Opinion

Opinion: This Election, We Have a Choice to Make Our Lives Better

The Labour manifesto launched today. It's an offer of positivity. I say, let's accept it.
Lauren O'Neill
London, GB
labour-manifesto-2019-election
Posters for the 2019 general election by artist Jake Roberts

If you could imagine a better life for yourself, what would it involve?

I’d like to be able to visit my family, who live in a different city, more often. I’d like to feel less terrified about the future, and about the fact that nobody in power seems to be doing anything about climate change. I’d like to have the opportunity to learn again, even though I am in full-time work. I would like more time for living.

Advertisement

It’s easy to slip into a mindset in which these things are considered luxuries. I was 16 when the Conservative party came to govern the UK in 2010, and so have spent my entire adult life living under an austere political system that paints concepts like reduced working hours, cheaper travel, free-of-charge adult education, and more leisure time as fantastical. In fact, they are easily achievable. I, and you, can have all of them. All it takes is registering to vote, and using your vote to put the Labour party in government on Thursday the 12th of December.

*

The Labour party’s manifesto launched today, and it presents their vision for the UK. It is full of policy promises – from guaranteed investment in the NHS, to commitments to nationalising railways and the internet, making both more accessible in order to genuinely connect people in Britain on a never-before-seen scale. Taken as a whole, the most striking things about Labour’s vision are its humanity and its positivity. It does not wring its hands over what we cannot have. Instead, it is a resounding statement: your life – your everyday reality – can be so much better.

This starts with things as simple as not having to pay for your prescriptions, or to go to the dentist for a check-up (these, and many other essentials, will be covered by tax payments, which will not increase if you earn less than £80,000, Labour say.) It levels up into promises as empowering and transformative as all workers being paid at least £10 per hour in exchange for their labour, and rent control, so that we can afford to make our flats and houses into homes, and so that landlords’ naked greed can no longer leech from us.

Advertisement

It is, of course, understandable to instinctively dismiss political pledges as empty ones: we have received enough of them in the past. But it is important to remember, I think, that things have not always been as miserable as they are now. What Labour are proposing is totally possible: before 1998, for example, university degrees in England were free of charge, and there’s data to show that before the Conservatives introduced austerity measures, various branches of the NHS were treating people more effectively.

What I’m trying to say here is not complicated. I just want to point out that things can be better. Recently, I was scrolling Twitter when I saw a post by the artist Jake Roberts, who has designed some alternative Labour campaign posters. They say things like “DEMAND MORE FROM LIFE” and “DO YOU REALLY WANT MORE OF THE SAME?”. Roberts wrote that in making them, he wanted to speak to the “gut feelings of exasperation, anger, and depression that result from the relentless grind of living under this system every single fucking day.” I think this is how we should approach the choice which is currently being put to us.

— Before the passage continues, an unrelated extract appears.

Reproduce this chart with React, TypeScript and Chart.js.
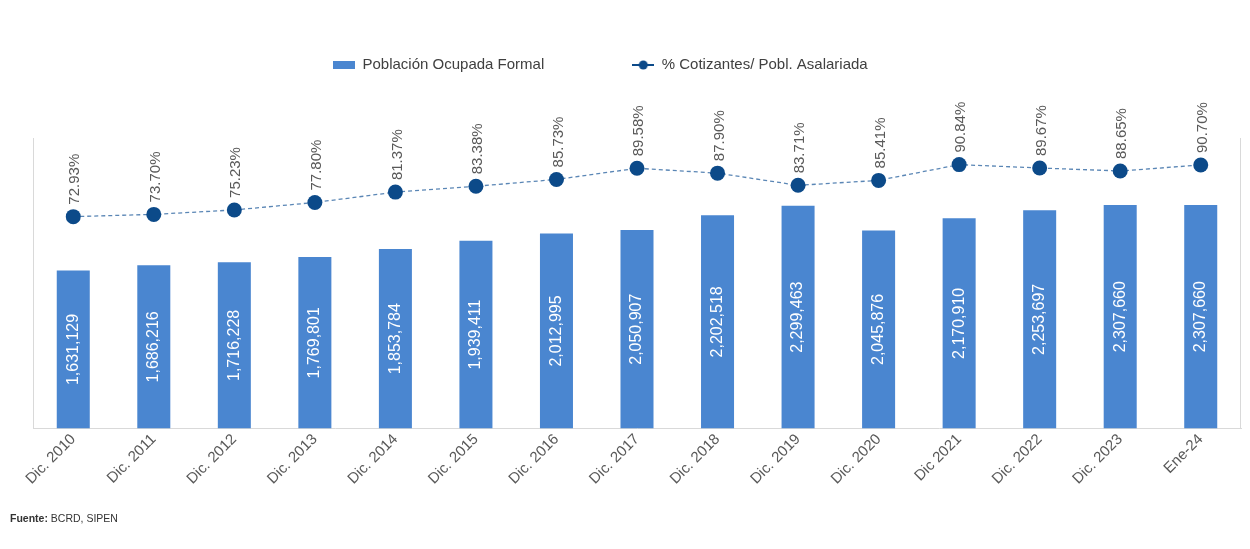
import { useEffect, useRef } from 'react';
import { Chart, registerables } from 'chart.js';

Chart.register(...registerables);

const categories = [
  'Dic. 2010', 'Dic. 2011', 'Dic. 2012', 'Dic. 2013', 'Dic. 2014',
  'Dic. 2015', 'Dic. 2016', 'Dic. 2017', 'Dic. 2018', 'Dic. 2019',
  'Dic. 2020', 'Dic 2021', 'Dic. 2022', 'Dic. 2023', 'Ene-24',
];
const poblacionOcupadaFormal = [
  1631129, 1686216, 1716228, 1769801, 1853784,
  1939411, 2012995, 2050907, 2202518, 2299463,
  2045876, 2170910, 2253697, 2307660, 2307660,
];
const cotizantesPct = [
  72.93, 73.70, 75.23, 77.80, 81.37,
  83.38, 85.73, 89.58, 87.90, 83.71,
  85.41, 90.84, 89.67, 88.65, 90.70,
];
const seriesNames = ['Población Ocupada Formal', '% Cotizantes/ Pobl. Asalariada'];
const barAxisMax = 3000000;
const pctAxisMax = 100;

const FONT = "'Liberation Sans', Arial, sans-serif";
const BAR_COLOR = '#4A86D0';
const POINT_COLOR = '#0C4A89';
const LINE_COLOR = '#5A86B5';
const LEGEND_X = 333;
const LEGEND_Y = 65;

function makeBarIcon(): HTMLCanvasElement {
  const c = document.createElement('canvas');
  c.width = 22;
  c.height = 8;
  const ctx = c.getContext('2d')!;
  ctx.fillStyle = BAR_COLOR;
  ctx.fillRect(0, 0, 22, 8);
  return c;
}

function makeLineIcon(): HTMLCanvasElement {
  const c = document.createElement('canvas');
  c.width = 22;
  c.height = 10;
  const ctx = c.getContext('2d')!;
  ctx.strokeStyle = POINT_COLOR;
  ctx.lineWidth = 2;
  ctx.beginPath();
  ctx.moveTo(0, 5);
  ctx.lineTo(22, 5);
  ctx.stroke();
  ctx.fillStyle = POINT_COLOR;
  ctx.beginPath();
  ctx.arc(11, 5, 4.5, 0, Math.PI * 2);
  ctx.fill();
  return c;
}

const framePlugin = {
  id: 'plotFrame',
  beforeDatasetsDraw(chart: any) {
    const { ctx, chartArea } = chart;
    ctx.save();
    ctx.strokeStyle = '#D9D9D9';
    ctx.lineWidth = 1;
    ctx.beginPath();
    ctx.moveTo(Math.round(chartArea.left) + 0.5, chartArea.top);
    ctx.lineTo(Math.round(chartArea.left) + 0.5, chartArea.bottom);
    ctx.moveTo(Math.round(chartArea.right) - 0.5, chartArea.top);
    ctx.lineTo(Math.round(chartArea.right) - 0.5, chartArea.bottom);
    ctx.stroke();
    ctx.restore();
  },
};

const legendPlacement = {
  id: 'legendPlacement',
  afterLayout(chart: any) {
    const lg = chart.legend;
    if (!lg) return;
    const pad = lg.options.labels.padding;
    const fs = lg.options.labels.font.size;
    lg.left = LEGEND_X - pad;
    lg.top = LEGEND_Y - pad - fs / 2;
  },
};

const valueLabels = {
  id: 'valueLabels',
  afterDatasetsDraw(chart: any) {
    const ctx = chart.ctx;
    const barMeta = chart.getDatasetMeta(0);
    ctx.save();
    ctx.font = `16px ${FONT}`;
    ctx.fillStyle = '#FFFFFF';
    ctx.textAlign = 'center';
    ctx.textBaseline = 'middle';
    barMeta.data.forEach((el: any, i: number) => {
      const { x, y, base } = el.getProps(['x', 'y', 'base'], true);
      ctx.save();
      ctx.translate(x, (y + base) / 2);
      ctx.rotate(-Math.PI / 2);
      ctx.fillText(poblacionOcupadaFormal[i].toLocaleString('en-US'), 0, 0);
      ctx.restore();
    });
    const lineMeta = chart.getDatasetMeta(1);
    ctx.font = `15px ${FONT}`;
    ctx.fillStyle = '#595959';
    ctx.textAlign = 'left';
    lineMeta.data.forEach((el: any, i: number) => {
      const { x, y } = el.getProps(['x', 'y'], true);
      ctx.save();
      ctx.translate(x + 2, y - 12);
      ctx.rotate(-Math.PI / 2);
      ctx.fillText(cotizantesPct[i].toFixed(2) + '%', 0, 0);
      ctx.restore();
    });
    ctx.restore();
  },
};

export default function App() {
  const canvasRef = useRef<HTMLCanvasElement | null>(null);

  useEffect(() => {
    if (!canvasRef.current) return;
    const icons = [makeBarIcon(), makeLineIcon()];
    const chart = new Chart(canvasRef.current, {
      type: 'bar',
      data: {
        labels: categories,
        datasets: [
          {
            type: 'bar',
            label: seriesNames[0],
            data: poblacionOcupadaFormal,
            backgroundColor: BAR_COLOR,
            borderWidth: 0,
            barPercentage: 0.41,
            categoryPercentage: 1.0,
            yAxisID: 'y',
            order: 1,
          },
          {
            type: 'line',
            label: seriesNames[1],
            data: cotizantesPct,
            borderColor: LINE_COLOR,
            borderWidth: 1.3,
            borderDash: [4, 3],
            pointRadius: 7.5,
            pointBackgroundColor: POINT_COLOR,
            pointBorderColor: POINT_COLOR,
            pointBorderWidth: 0,
            tension: 0,
            yAxisID: 'y1',
            order: 0,
          } as any,
        ],
      },
      options: {
        responsive: false,
        animation: false,
        layout: { padding: { left: 33, right: 9, top: 25, bottom: 59 } },
        plugins: {
          tooltip: { enabled: false },
          legend: {
            display: true,
            position: 'top',
            align: 'start',
            labels: {
              usePointStyle: true,
              pointStyleWidth: 22,
              padding: 88,
              color: '#404040',
              font: { size: 15, family: FONT },
              generateLabels: (ch: any) =>
                ch.data.datasets.map((ds: any, i: number) => ({
                  text: ds.label,
                  pointStyle: icons[i],
                  fillStyle: i === 0 ? BAR_COLOR : POINT_COLOR,
                  strokeStyle: i === 0 ? BAR_COLOR : POINT_COLOR,
                  lineWidth: 0,
                  hidden: false,
                  datasetIndex: i,
                  fontColor: '#404040',
                })),
            },
          },
        },
        scales: {
          x: {
            offset: true,
            grid: { display: false, drawTicks: false },
            border: { display: true, color: '#D9D9D9' },
            ticks: {
              color: '#595959',
              font: { size: 15, family: FONT },
              minRotation: 45,
              maxRotation: 45,
              autoSkip: false,
              padding: 2,
            },
          },
          y: { display: false, min: 0, max: barAxisMax },
          y1: { display: false, position: 'right', min: 0, max: pctAxisMax },
        },
      },
      plugins: [framePlugin, legendPlacement, valueLabels],
    });
    return () => chart.destroy();
  }, []);

  return (
    <div style={{ position: 'absolute', left: 0, top: 0, width: 1250, height: 549, background: '#fff' }}>
      <canvas ref={canvasRef} width={1250} height={549} style={{ width: 1250, height: 549, display: 'block' }} />
      <div
        style={{
          position: 'absolute',
          left: 10,
          top: 512,
          fontFamily: FONT,
          fontSize: 10.5,
          color: '#333',
          whiteSpace: 'nowrap',
        }}
      >
        <b>Fuente:</b> BCRD, SIPEN
      </div>
    </div>
  );
}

I also think you should vote in this election. And I think your decision about who you vote for should be based on something very simple. You are the one who has to wake up in your life every day. What do you want it to look like in the future?

For me, the answer is simple. I just want to live in a country where it feels possible for us to love each other. Disabled people do not have to die because they have been denied the state support they deserve; teachers do not have to use their own money to feed hungry children in their classes. These horrors are not ‘just how things are.’ They are the result of choices made by Conservative leaders, who will continue to make them if we do not explicitly tell them that we have had enough, and remove the power from under them. That is our right, and yet they are so arrogant as to bank on many of us being so beaten down by their last ten years in government that we will think it pointless to mobilise it.

So, let’s show them. You are entitled to so much that a Labour government wants to give to you. Life with dignity – away from landlords hiking your rent to live in shitholes, from demeaning benefits assessments, from your grandparents denied the free personal care they desperately require – is available. We simply have to have a bit of imagination, in order to conceive of a life outside of the doldrums of the last decade. Hope is possible. Another way is within our reach. On the 12th of December, let’s grab it with both hands.